In affirming the BAA's order, we conclude that the deduction of costs to cure required by governmental remediation order represents the better approach to determine the actual value of a parcel when it is clear that, even by conservative estimates, the cost of remediation is greater than the value of the property if it were in a clean condition. Our analysis is supported by the General Assembly's instructions to assess the actual value with an eye toward minimizing costs, see § 39-1-104(11)(a)(II), and by the California court's decision in Mola Development Corp. v. Orange County Assessment Appeals Board, 80 Cal.App.4th 309, 95 Cal.Rptr.2d 546 (2000).

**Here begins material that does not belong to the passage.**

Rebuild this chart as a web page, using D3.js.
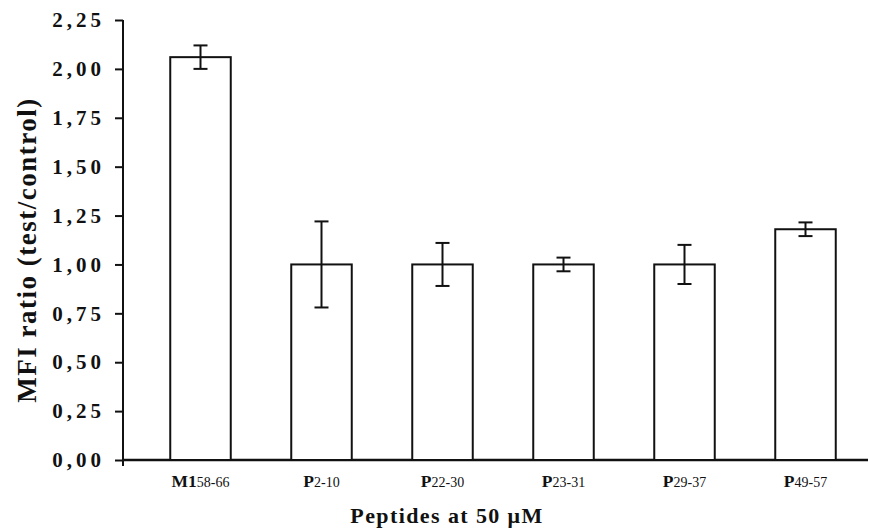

The BAA's assessment is supported by competent evidence. See Board of Assessment Appeals v. Colorado Arlberg Club, 762 P.2d 146, 151 (Colo.1988); see also § 24-4-106(7). It is unreasonable to assume that any buyer would be willing to purchase DuPont's property and assume the cost of restoration activities to a clean condition, given the eight-fold difference between the high and low estimates of cost of remediation. Moreover, the governmental remediation order imposes an irrevocable obligation on DuPont to complete the remediation. Accordingly, we agree with the BAA that the DuPont property is for all practical purposes valueless at this time. As remediation continues, and the costs to cure become more definite, the land may eventually become salable again.

The assessment analysis and order of the BAA best satisfies the requirements of § 39-1-104(11)(a)(II) under the facts of this case.

The order of the Board of Assessment Appeals is affirmed.

Chief Judge HUME and Judge ROY concur.

NOTES

[*] Sitting by assignment of the Chief Justice under provisions of Colo. Const. art. VI, § 5(3), and § 24-51-1105, C.R.S.2002.